Bulimia genç kızların hayatını tehdit ederken, hastalığın neden oluştuğunu doktorlar da tam olarak bilemiyor. Araştırmalar; aile yaklaşımı, kültürel etkenler ve genler gibi pek çok etkinin hastalığın oluşmasına yardımcı olduğunu gösteriyor. Nedenler arasında, ekonomik olarak gelişmiş toplumlarda genç insanlara özellikle kadınlara gönderilen mesajların yanlış yorumlanması da bulunuyor. Öyle ki, aşırı inceliğin çekici olduğu şeklindeki ana tema genç kızları yanılgıya düşürüyor. Modeller ve bazı ünlü isimler gibi ince olabilmek, sağlıksız bir kilo ile aynı anlama gelebiliyor.
YANLIŞ ANLAMALAR... Bazı kişiler hem sağlıklı hem de ince olabilir, fakat sorun pek çok gencin sağlığını yitirmeden o inceliğe ulaşmasının mümkün olmamasıdır. Gençlerin büyük çoğunluğu incelik ile ilgili mesajlara bakarak yanlış fikirler geliştirebilir. Örneğin, 14 yaşındaki bir genç kız, 1.60 cm boya sahip birinin ideal kilosunun 40 olması gerektiğine inanabilir. Oysa sağlıklı kilo 50'dir.
KARMAŞIK BİR DURUM Sonuç olarak zayıflamak isteyen bu genç kız öğünleri atlamaya, ihtiyacı olan gıdaları reddetmeye başlar. Gittikçe zayıflar, fakat kendini yine de şişman hisseder. Sonunda hastaneye kaldırılması gerekir. Ancak, yeme bozuklukları basitçe yemek ve incelme olarak açıklanamaz. Yeme bozukluğu olan kişiler ümitsizce başkaları tarafından onaylanmayı ve kabullenilmeyi arzu ederler ve bazen bu duyguları kısa vadede ince olmakta bulabilirler ya da yemek yiyerek kendilerini rahatlatabilirler.
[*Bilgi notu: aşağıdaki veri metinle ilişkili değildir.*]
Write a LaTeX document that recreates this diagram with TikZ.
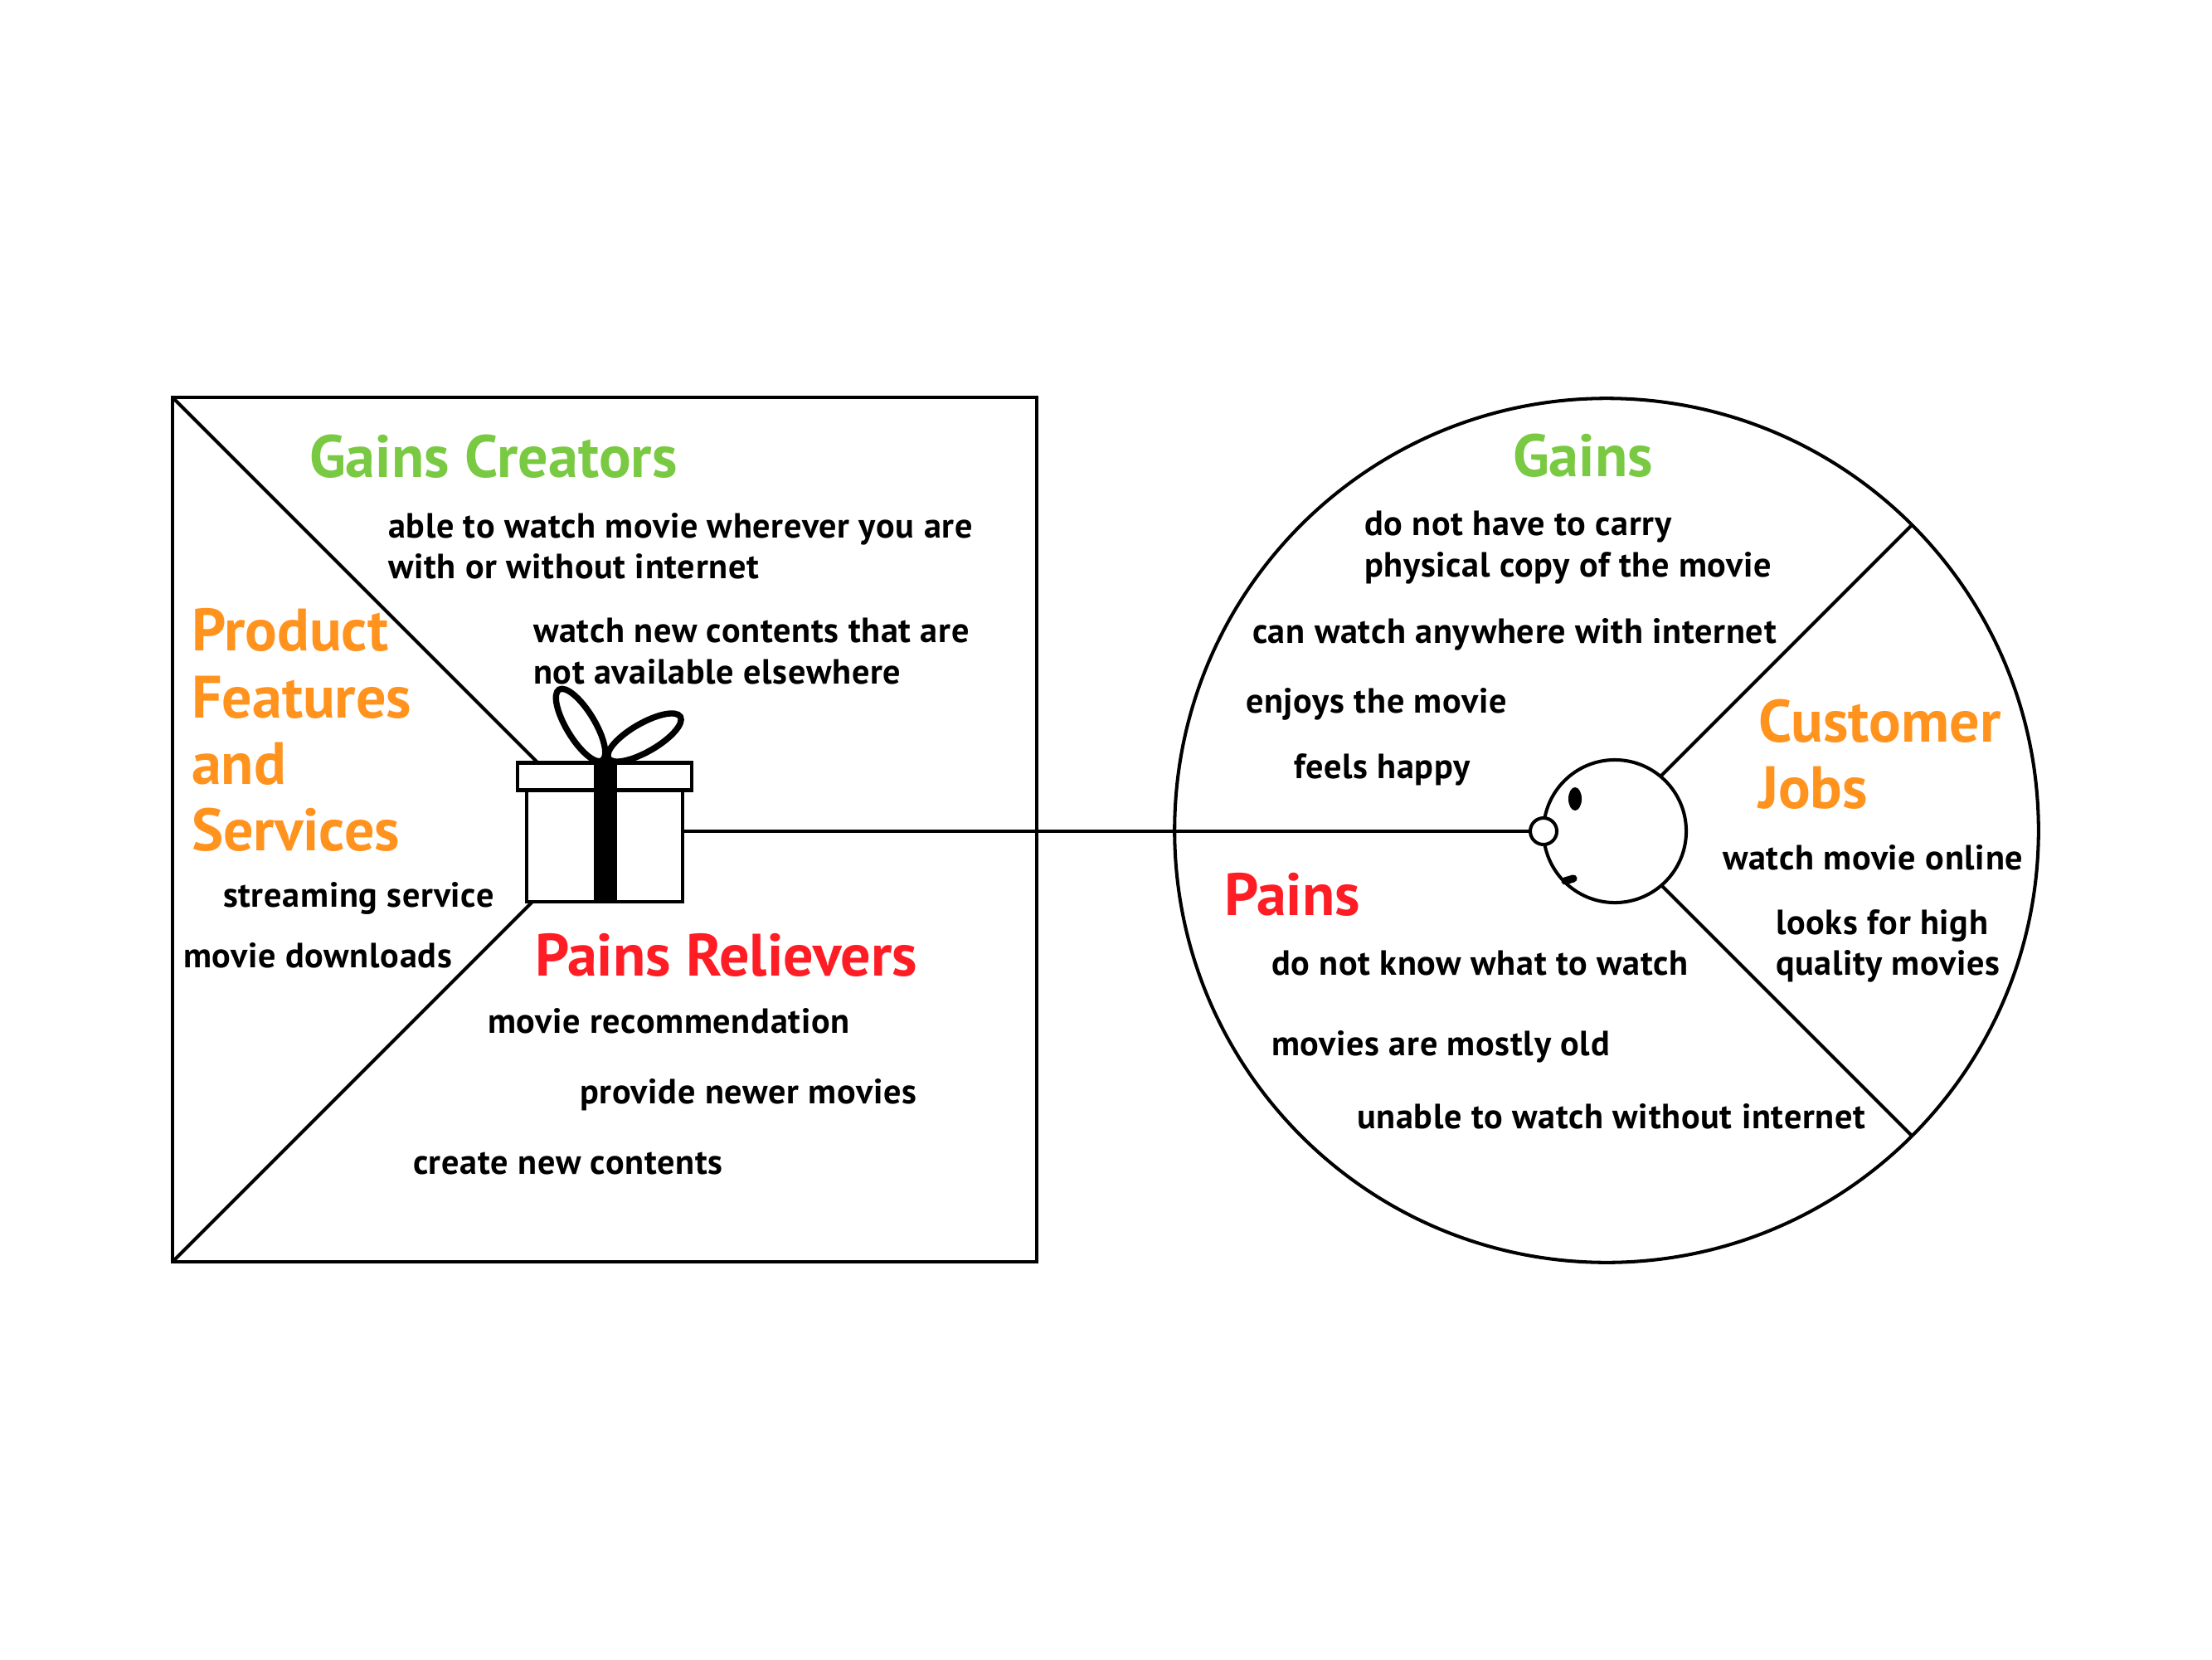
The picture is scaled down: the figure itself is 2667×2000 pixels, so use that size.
\documentclass[tikz,border=0pt]{standalone}
\usepackage{fontspec}
\setmainfont{PT Sans}[BoldFont={PT Sans Bold}]
\usepackage{xcolor}
\usetikzlibrary{positioning, shapes.geometric}
\definecolor{gainclr}{HTML}{7AC943}
\definecolor{jobclr}{HTML}{FF931E}
\definecolor{painclr}{HTML}{FF1D25}

\begin{document}
\begin{tikzpicture}[
        x=0.01cm,y=-0.01cm,
        line width=1.15pt,
        shp/.style={draw,fill=white,inner sep=0pt,outer sep=0pt},
        head/.style={anchor=west,inner sep=0pt,align=left,font=\bfseries\fontsize{20.5}{22.8}\selectfont},
        txt/.style={anchor=west,inner sep=0pt,align=left,font=\bfseries\fontsize{12}{14}\selectfont\addfontfeature{LetterSpace=1.7}},
        loopy/.style={ellipse,draw,line width=2.1pt,inner sep=0pt,minimum width=1.0cm,minimum height=.34cm}
      ]
      \useasboundingbox (0,0) rectangle (2667,2000);
      \node[shp,rectangle,minimum size=10.42cm] (square) at (729,1000) {};
      \node[shp,circle,minimum size=10.41cm] (pie) at (1937,1001) {};
      \draw (square.north west) -- (square.center);
      \draw (square.south west) -- (square.center);
      \draw (pie.center) -- (pie.45);
      \draw (pie.center) -- (pie.-45);
      % gift
      \node[loopy,rotate=-58.8] (loopa) at (700,874) {};
      \node[loopy,rotate=30] (loopb) at (777,889) {};
      \node[shp,minimum width=1.88cm,minimum height=1.34cm] (box) at (729,1020) {};
      \node[shp,minimum width=2.09cm,minimum height=.33cm] (lid) at (729,936) {};
      \node[shp,fill=black,minimum width=.24cm,minimum height=1.70cm] (ribbon) at (730,1002) {};
      % face
      \node[shp,circle,minimum size=1.72cm] (face) at (1947,1002) {};
      \node[shp,circle,minimum size=.32cm] (nose) at (1861,1002) {};
      \node[ellipse,fill=black,inner sep=0pt,minimum width=.16cm,minimum height=.28cm] (eye) at (1899,963) {};
      \coordinate (mouthl) at (1887,1062);
      \coordinate (mouthr) at (1897,1059);
      \draw[line width=2.6pt,line cap=round] (mouthl) -- (mouthr);
      \draw (box.east |- nose) -- (nose.west);
      % headings
      \foreach\x/\y/\c/\t in {371/550/gainclr/Gains Creators,
        229/880/jobclr/Product\\Features\\and\\Services,
        643/1151/painclr/Pains Relievers,
        1822/549/gainclr/Gains,
        2118/909/jobclr/Customer\\Jobs,
        1474/1078/painclr/Pains}{
        \node[head,text=\c] at (\x,\y) {\t};
      }
      % items
      \foreach\x/\y/\t in {466/658/able to watch movie wherever you are\\with or without internet,
        641/785/watch new contents that are\\not available elsewhere,
        267/1083/streaming service,
        219/1152/movie downloads,
        586/1231/movie recommendation,
        697/1320/provide newer movies,
        496/1402/create new contents,
        1643/660/do not have to carry\\physical copy of the movie,
        1508/765/can watch anywhere with internet,
        1500/849/enjoys the movie,
        1558/928/feels happy,
        2075/1034/watch movie online,
        2139/1140/looks for high\\quality movies,
        1531/1161/do not know what to watch,
        1531/1262/movies are mostly old,
        1634/1346/unable to watch without internet}{
        \node[txt] at (\x,\y) {\t};
      }
    \end{tikzpicture}
\end{document}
Yeme bozukluğu temelde vücudun açıklanmayan duygularını, kendisini ve karşılanmayan ihtiyaçlarını ifade etme şeklidir.
KABUL ETMEZLER Aşırı kilo kaybı varsa ya da aşırı yemek yemekle aşırı diyet yapmak arasında gidip geliniyorsa, bir doktorla konuşmak önemli olabilir. İnkar etmek yeme bozukluklarının bir belirtisidir. Dolayısıyla kişi çoğunlukla bir aile bireyinin ya da arkadaşının ısrarı sonucu doktora gitmeyi kabul eder. Eğer aile bireylerinden birinde ya da bir arkadaşınızda yeme bozukluğundan kuşkulanıyorsanız, bir doktora görünmesi konusunda ısrar etmelisiniz. Genel olarak kabul edilen gerçek, yeme bozukluklarının tedavisinde, psikoterapist, doktor, yeme uzmanı gibi farklı alandan çeşitli uzmanların tedaviye katılmasıdır. Çoğu hastada yeme sorununun yanı sıra tedavi edilmesi gereken depresyon, kaygı bozukluğu ve diğer psikiyatrik sorunlar da mevcuttur.
HAYATİ ÖNEM TAŞIYOR Yeme bozukluğu, hem fiziksel hem de ruhsal olarak insanı tahrip eder. Dolayısıyla bu tür rahatsızlığı olanların en kısa sürede doktora başvurması gerekir. Erken teşhis ve önlem almak, kişinin daha çabuk iyileşmesini önemli ölçüde etkiler. Erken zamanlarda teşhis edilmeyen ve geç kalınan durumlarda yeme bozukluğu kronik bir hale gelebilir ve hastanın yaşamını tehdit edebilir. En etkili tedavi yöntemi bir doktor ve yeme uzmanı ile birlikte psikoterapi ya da psikolojik danışmanlık almaktır. Tedavi kişiye özel olarak belirlenmelidir. Çünkü tedavi hastalığın şiddetine ve hastanın özel sorunlarına, ihtiyaçlarına hitap etmelidir.
PSİKOLOJİK YAKLAŞIMLAR Psikolojik terapide, hastanın hem yeme bozukluğuna hem de hastalığın altında yatan kişisel-kültürel psikolojik etkenlere bakılır. Hastanın kendisiyle ve yiyeceklerle barış içinde ve sağlıklı bir şekilde nasıl yaşayacağını öğrenmesi gerekir.